‘N. Korean missiles can reach Chicago, would not be stopped’
US arms control expert: Hwasong-14 could even reach East Coast, but US anti-missile defenses probably couldn't shoot it down. Pyongyang likely has warhead that fits, he adds
North Korea’s Hwasong-14 intercontinental missile could easily hit Chicago and current US anti-missile defenses probably could’t shoot it down, according to analysis by Joe Brazda, a US arms control expert.
“Our model tells us it can reach at least as far as Chicago and perhaps further,” said Brazda, a researcher at the James Martin Center for Nonproliferation Studies at the Middlebury Institute of International Studies (MIIS) at Monterey. “Our model also shows there’s a high probability that they have a nuclear warhead that can fit on top of that missile.” If true, this puts East Coast cities like Washington and New York under threat.
MIIS is an elite California graduate school formerly known as the Monterey Institute of International Studies.
Brazda says an MIIS team has been studying the Hwasong-14, a two-staged, liquid-fuel, mobile ICBM that has been tested twice by Pyongyang. The conclusions are based on missile path, engine, thrust and warhead data.
“We came up with what would happen if they actually launched that missile toward the US,” Brazda said.
He is skeptical that US interceptor missiles based at sites like the Vandenberg Air Force Base in California could bring the Hwasong-14 down.
“US anti-missile systems are deployed but not adequately tested. We don’t really know how effective they will be,” Brazda added, pointing out that North Korea would be firing more than one nuclear-tipped missile at the US in the event of war.
“We can’t prevent a North Korean missile from detonating in the US,” Brazda said flatly.
“US anti-missile systems are deployed but not adequately tested. We don’t really know how effective they will be”
His doubts about the effectiveness of US anti-missile screens similar are similar to those raised by missile expert Joe Cirincione in an analysis published on the military website Defense One on September 17. In it, Cirincione argued that any attempt to hit the intermediate-range ballistic missile fired by North Korea over Japan earlier this month would have been problematic as it was already too high for US Aegis or Terminal High Altitude Area Defense (THAAD) anti-missile systems to destroy.
“Neither Japan nor the United States could have intercepted the missile. None of the theater ballistic missile defense weapons in existence can reach that high,” Cirincione wrote. “It is hundreds of kilometers too high for the Aegis interceptors deployed on Navy ships off Japan. Even higher for the THAAD systems in South Korea and Guam. Way too high for the Patriot systems in Japan, which engage largely within the atmosphere.”
Brazda noted that Pyongyang has made unexpectedly fast strides in nuclear and missile development and that previous western pronouncements that they are unsophisticated are no longer accurate. He warns that a North Korean “Map of Death” disclosed earlier this year showing likely targets in the US should be taken very seriously.

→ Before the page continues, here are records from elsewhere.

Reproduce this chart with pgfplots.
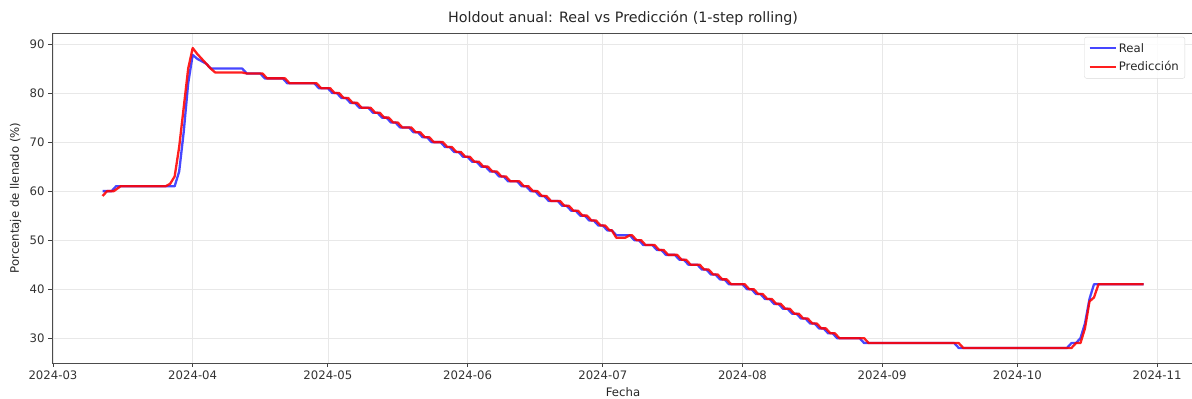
\documentclass[border=0pt]{standalone}
\usepackage{fontspec}
\setmainfont{DejaVu Sans}
\usepackage{pgfplots}
\pgfplotsset{compat=1.18}
\definecolor{realc}{RGB}{0,0,255}
\definecolor{predc}{RGB}{255,0,0}
\begin{document}
\begin{tikzpicture}
\path[use as bounding box] (0bp,0bp) rectangle (1192bp,399bp);
\begin{axis}[
  at={(52bp,36bp)}, anchor=south west,
  width=1142bp, height=330bp, scale only axis,
  xmin=-0.22, xmax=253.2, ymin=24.94, ymax=92.26,
  xtick={0,31,61,92,122,153,184,214,245},
  xticklabels={2024-03,2024-04,2024-05,2024-06,2024-07,2024-08,2024-09,2024-10,2024-11},
  ytick={30,40,50,60,70,80,90},
  /pgf/number format/assume math mode=true,
  tick label style={font=\fontsize{11.7bp}{14bp}\selectfont, text=black!80},
  xtick pos=left, ytick pos=left,
  tick align=outside, major tick length=4bp,
  tick style={black!75, line width=0.8bp},
  axis line style={black!70, line width=0.9bp},
  grid=major,
  major grid style={black!9, line width=0.6bp},
  title={Holdout anual: Real vs Predicción (1-step rolling)},
  title style={font=\fontsize{14.3bp}{17bp}\selectfont, text=black!85, at={(axis description cs:0.5,1)}, anchor=base, yshift=5bp},
  xlabel={Fecha},
  xlabel style={font=\fontsize{11.7bp}{14bp}\selectfont, text=black!85, at={(axis description cs:0.5,-0.1)}, anchor=base},
  ylabel={Porcentaje de llenado (\%)},
  ylabel style={font=\fontsize{11.7bp}{14bp}\selectfont, text=black!85, at={(axis description cs:-0.0289,0.5)}, anchor=base, rotate=0},
  legend style={at={(axis description cs:0.9921,0.988)}, anchor=north east,
    draw=black!15, rounded corners=2bp, fill=white, fill opacity=0.85, text opacity=1,
    font=\fontsize{11.7bp}{14bp}\selectfont, text=black!85,
    inner xsep=4bp, inner ysep=4bp, row sep=4bp},
  legend cell align=left,
  legend image code/.code={\draw[#1] (0bp,0bp) -- (26bp,0bp);},
]
\addplot[realc, opacity=0.72, line width=2.3bp, line join=round] coordinates {
(11,60)(13,60)(14,61)(27,61)(28,64)(29,72)(30,82)(31,87.8)(32,87)(33,86.5)(34,86)(35,85)(42,85)(43,84)(46,84)(47,83)(51,83)(52,82)(58,82)(59,81)(61,81)(62,80)(63,80)(64,79)(65,79)(66,78)(67,78)(68,77)(70,77)(71,76)(72,76)(73,75)(74,75)(75,74)(76,74)(77,73)(79,73)(80,72)(81,72)(82,71)(83,71)(84,70)(86,70)(87,69)(88,69)(89,68)(90,68)(91,67)(92,67)(93,66)(94,66)(95,65)(96,65)(97,64)(98,64)(99,63)(100,63)(101,62)(103,62)(104,61)(105,61)(106,60)(107,60)(108,59)(109,59)(110,58)(112,58)(113,57)(114,57)(115,56)(116,56)(117,55)(118,55)(119,54)(120,54)(121,53)(122,53)(123,52)(124,52)(125,51)(128,51)(129,50)(130,50)(131,49)(133,49)(134,48)(135,48)(136,47)(138,47)(139,46)(140,46)(141,45)(143,45)(144,44)(145,44)(146,43)(147,43)(148,42)(149,42)(150,41)(153,41)(154,40)(155,40)(156,39)(157,39)(158,38)(159,38)(160,37)(161,37)(162,36)(163,36)(164,35)(165,35)(166,34)(167,34)(168,33)(169,33)(170,32)(171,32)(172,31)(173,31)(174,30)(179,30)(180,29)(200,29)(201,28)(225,28)(226,29)(227,29)(228,30)(229,33)(230,38)(231,41)(242,41)
};
\addlegendentry{Real}
\addplot[predc, opacity=0.88, line width=2.3bp, line join=round] coordinates {
(11,59)(12,60)(13.5,60)(15,61)(25,61)(26,61.5)(27,63)(28,69)(29,77)(30,85)(31,89.2)(32,88)(33,87)(34,86)(35,85)(36,84.2)(42,84.2)(43,84)(46.5,84)(47.5,83)(51.5,83)(52.5,82)(58.5,82)(59.5,81)(61.5,81)(62.5,80)(63.5,80)(64.5,79)(65.5,79)(66.5,78)(67.5,78)(68.5,77)(70.5,77)(71.5,76)(72.5,76)(73.5,75)(74.5,75)(75.5,74)(76.5,74)(77.5,73)(79.5,73)(80.5,72)(81.5,72)(82.5,71)(83.5,71)(84.5,70)(86.5,70)(87.5,69)(88.5,69)(89.5,68)(90.5,68)(91.5,67)(92.5,67)(93.5,66)(94.5,66)(95.5,65)(96.5,65)(97.5,64)(98.5,64)(99.5,63)(100.5,63)(101.5,62)(103.5,62)(104.5,61)(105.5,61)(106.5,60)(107.5,60)(108.5,59)(109.5,59)(110.5,58)(112.5,58)(113.5,57)(114.5,57)(115.5,56)(116.5,56)(117.5,55)(118.5,55)(119.5,54)(120.5,54)(121.5,53)(122.5,53)(123.5,52)(124,52)(125,50.5)(127,50.5)(128,51)(128.5,51)(129.5,50)(130.5,50)(131.5,49)(133.5,49)(134.5,48)(135.5,48)(136.5,47)(138.5,47)(139.5,46)(140.5,46)(141.5,45)(143.5,45)(144.5,44)(145.5,44)(146.5,43)(147.5,43)(148.5,42)(149.5,42)(150.5,41)(153.5,41)(154.5,40)(155.5,40)(156.5,39)(157.5,39)(158.5,38)(159.5,38)(160.5,37)(161.5,37)(162.5,36)(163.5,36)(164.5,35)(165.5,35)(166.5,34)(167.5,34)(168.5,33)(169.5,33)(170.5,32)(171.5,32)(172.5,31)(173.5,31)(174.5,30)(180,30)(181,29)(201,29)(202,28)(226,28)(227,29)(228,29)(229,32)(230,37.5)(231,38.3)(232,41)(242,41)
};
\addlegendentry{Predicción}
\end{axis}
\end{tikzpicture}
\end{document}
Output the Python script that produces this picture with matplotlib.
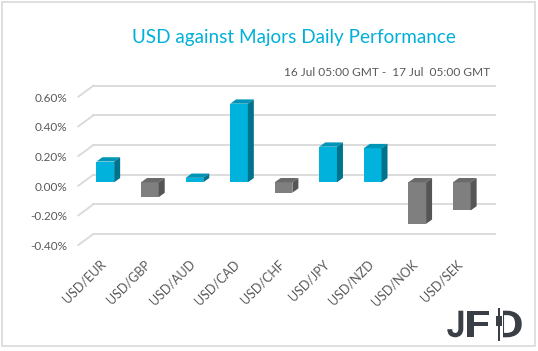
import numpy as np
import matplotlib.pyplot as plt
from matplotlib.patches import Polygon, Rectangle, PathPatch
from matplotlib.textpath import TextPath
from matplotlib.font_manager import FontProperties
from matplotlib.transforms import Affine2D, IdentityTransform

plt.rcParams['font.family'] = ['Lato', 'DejaVu Sans']

# data (percent)
PAIRS = ['USD/EUR', 'USD/GBP', 'USD/AUD', 'USD/CAD', 'USD/CHF',
         'USD/JPY', 'USD/NZD', 'USD/NOK', 'USD/SEK']
CHANGE = [0.14, -0.10, 0.03, 0.53, -0.07, 0.24, 0.23, -0.28, -0.19]
YTICKS = [-0.4, -0.2, 0.0, 0.2, 0.4, 0.6]
YTICK_LABELS = ['-0.40%', '-0.20%', '0.00%', '0.20%', '0.40%', '0.60%']

TITLE = 'USD against Majors Daily Performance'
SUBTITLE = '16 Jul 05:00 GMT -  17 Jul  05:00 GMT'

# colours: (front, top, side)
POS = ('#00B2DC', '#0094B6', '#00738C')
NEG = ('#7F7F7F', '#6A6A6A', '#555555')
GRID = '#D9D9D9'
LOGO = '#3A3F46'

W, H = 538, 351
fig = plt.figure(figsize=(W / 100, H / 100), dpi=100)

# pixel geometry of the plot (measured from reference)
X0, DX = 105.3, 44.56      # first bar centre, spacing (px)
Y0, DY = 182.3, 148.3      # zero baseline, px per 1 %
PL, PR, PT, PB = 60, 500, 75, 255
ax = fig.add_axes([PL / W, (H - PB) / H, (PR - PL) / W, (PB - PT) / H])
ax.set_xlim((PL - X0) / DX, (PR - X0) / DX)
ax.set_ylim((Y0 - PB) / DY, (Y0 - PT) / DY)
ax.axis('off')

def px_x(p):
    return (p - X0) / DX

# back gridlines with floor diagonal
gx0, gx1, dgx = px_x(93.3), px_x(495), px_x(78.3)
for v, lab in zip(YTICKS, YTICK_LABELS):
    ax.plot([gx0, gx1], [v + 0.051, v + 0.051], color=GRID, lw=1.3, zorder=1)
    ax.plot([dgx, gx0], [v - 0.023, v + 0.051], color=GRID, lw=1.3, zorder=1)
    ax.text(px_x(67.5), v - 0.032, lab, ha='right', va='center',
            fontsize=8.5, color='#595959')

# 3d-ish bars
bw = 17.7 / DX
ddx, ddy = 6 / DX, 4.3 / DY
for i, v in enumerate(CHANGE):
    front, top, side = POS if v >= 0 else NEG
    xl, xr = i - bw / 2, i + bw / 2
    lo, hi = min(v, 0), max(v, 0)
    ax.add_patch(Rectangle((xl, lo), bw, hi - lo, facecolor=front,
                           edgecolor='none', zorder=3))
    ax.add_patch(Polygon([(xl, hi), (xr, hi), (xr + ddx, hi + ddy), (xl + ddx, hi + ddy)],
                         closed=True, facecolor=top, edgecolor='none', zorder=3))
    ax.add_patch(Polygon([(xr, lo), (xr, hi), (xr + ddx, hi + ddy), (xr + ddx, lo + ddy)],
                         closed=True, facecolor=side, edgecolor='none', zorder=3))
    ax.text(i - 0.03, (Y0 - 262) / DY, PAIRS[i], rotation=45, rotation_mode='anchor',
            ha='right', va='center', fontsize=9, color='#595959')

# titles
fig.text(293.8 / W, 1 - 38 / H, TITLE, ha='center', va='center',
         fontsize=13.6, color='#00B0DA')
fig.text(490 / W, 1 - 73 / H, SUBTITLE, ha='right', va='center',
         fontsize=8.6, color='#595959')

# logo, drawn in pixel coords (y from top)
def fit_text(s, x0, x1, ytop, ybot, **kw):
    tp = TextPath((0, 0), s, size=40, prop=FontProperties(family='Roboto', weight='bold'))
    ext = tp.get_extents()
    sx = (x1 - x0) / ext.width
    sy = (ybot - ytop) / ext.height
    tr = (Affine2D().translate(-ext.x0, -ext.y0).scale(sx, sy)
          .translate(x0, H - ybot) + IdentityTransform())
    fig.patches.append(PathPatch(tp, transform=tr, facecolor=LOGO, edgecolor='none', **kw))

def px_rect(x0, x1, ytop, ybot, color, z=2):
    fig.patches.append(Rectangle((x0, H - ybot), x1 - x0, ybot - ytop,
                                 transform=IdentityTransform(), facecolor=color,
                                 edgecolor='none', zorder=z))

fit_text('J', 447.3, 463.3, 310.7, 337.3)
fit_text('F', 467.3, 489.3, 310.7, 337.3)
fit_text('D', 497.5, 521.7, 310.7, 337.3)
px_rect(496.5, 502.7, 309, 339, 'white', z=3)
px_rect(498.0, 499.8, 308, 340.7, LOGO, z=4)
px_rect(495.7, 501.7, 316.3, 326.3, LOGO, z=4)

# border
fig.patches.append(Rectangle((2 / W, 5 / H), 533 / W, 344 / H, transform=fig.transFigure,
                             fill=False, edgecolor='#D9D9D9', lw=1.2))

fig.savefig('out.png', dpi=100)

In addition to large West Coast cities such as San Francisco and Los Angeles, Brazda said probable targets include the large US Navy base at San Diego, and Seattle, Washington, where Ohio-class US nuclear submarines are based.
EMP test means war
Brazda was cautious about whether North Korea will test an electromagnetic pulse or EMP device.
He said a North Korean decision to test even a small electromagnetic pulse (EMP) weapon on a Pacific Ocean site might be viewed as an act of war by the US and its allies and is unlikely. His assessment follows South Korean speculation that the North might test for EMP effects in connection with a possible hydrogen bomb test somewhere in the Pacific.
Experts say such a live test, if it happens, would require a missile to carry a warhead to its target.
Various analyses, including one from 38 North, a specialist website on North Korea, have reported that Pyongyang may have developed an EMP bomb using accidentally transferred Russian technology.
Following China’s 1960s nuke strategy
Brazda said North Korea is closely following the strategic blueprint used by China in the 1960s in fulfilling its plan to become a nuclear power. He noted that US analysts then also doubted China’s ability to develop an effective nuclear arsenal. Beijing responded by launching a test missile armed with a live nuke warhead that detonated in western China’s Gobi Desert in 1966.
“From a historical perspective, North Korea is doing exactly what the Chinese did,” said Brazda. This suggests that Pyongyang could conduct a similar live-fire exercise to impress the US with its nuclear capability.